Shippers on Wednesday failed to convince members of Congress to scrap legislation requiring all containers be scanned overseas before being allowed into U.S. ports.
The “scan all” requirement is set to take effect next month despite the Department of Homeland Security Secretary Janet Napolitano, along with major shippers, repeatedly telling Congress that the goal is impractical. Despite congressional reports documenting technological problems, high costs, port delays and foreign government pushback, Congress appears to be still planning on holding the DHS to the deadline.
Although the scanning requirement wasn't in the port authority bill, opponents had hoped the Committee on Homeland Security would include language blocking the mandate when it approved the port security bill Wednesday. Napolitano can extend the deadline for two years and in additional two-year increments if she tells Congress the scanning systems aren't up to snuff yet.
The National Retail Federal argues that the requirement, which was introduced in the 9/11 Act, doesn’t improve port security.
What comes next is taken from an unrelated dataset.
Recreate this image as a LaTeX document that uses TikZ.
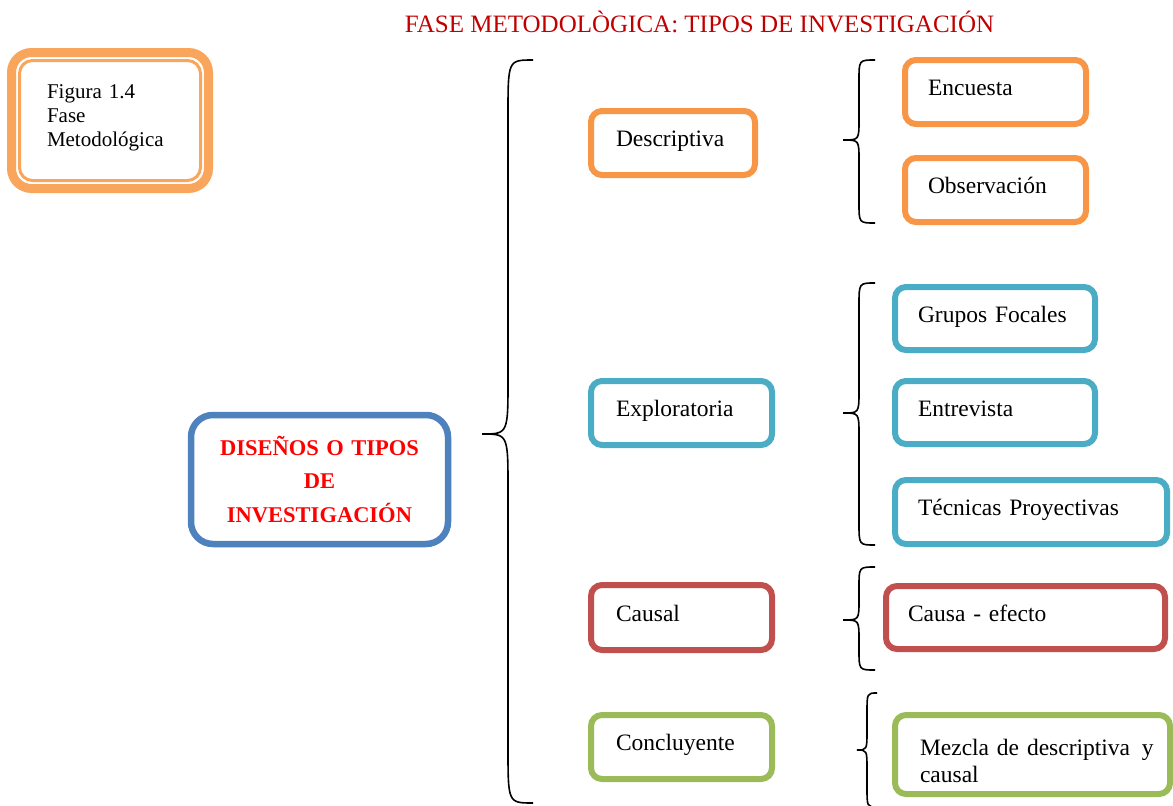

"We believe Congress should take this one step further and permanently waive the requirement for the reasons laid out by DHS," the NRF wrote in a letter to CHS Chairman Peter King, R-N.Y., and committee ranking member Rep. Bennie Thompson, D-Miss.
The Securing Maritime Activities through Risk-Based Targeting for Port Security, or the SMART Port Security Act, is a reauthorization of the SAFE Port Act, which was passed in 2006. The newest version would also work to eliminate duplication of the Transportation Worker Identification Credential (TWIC) program and other port security initiatives.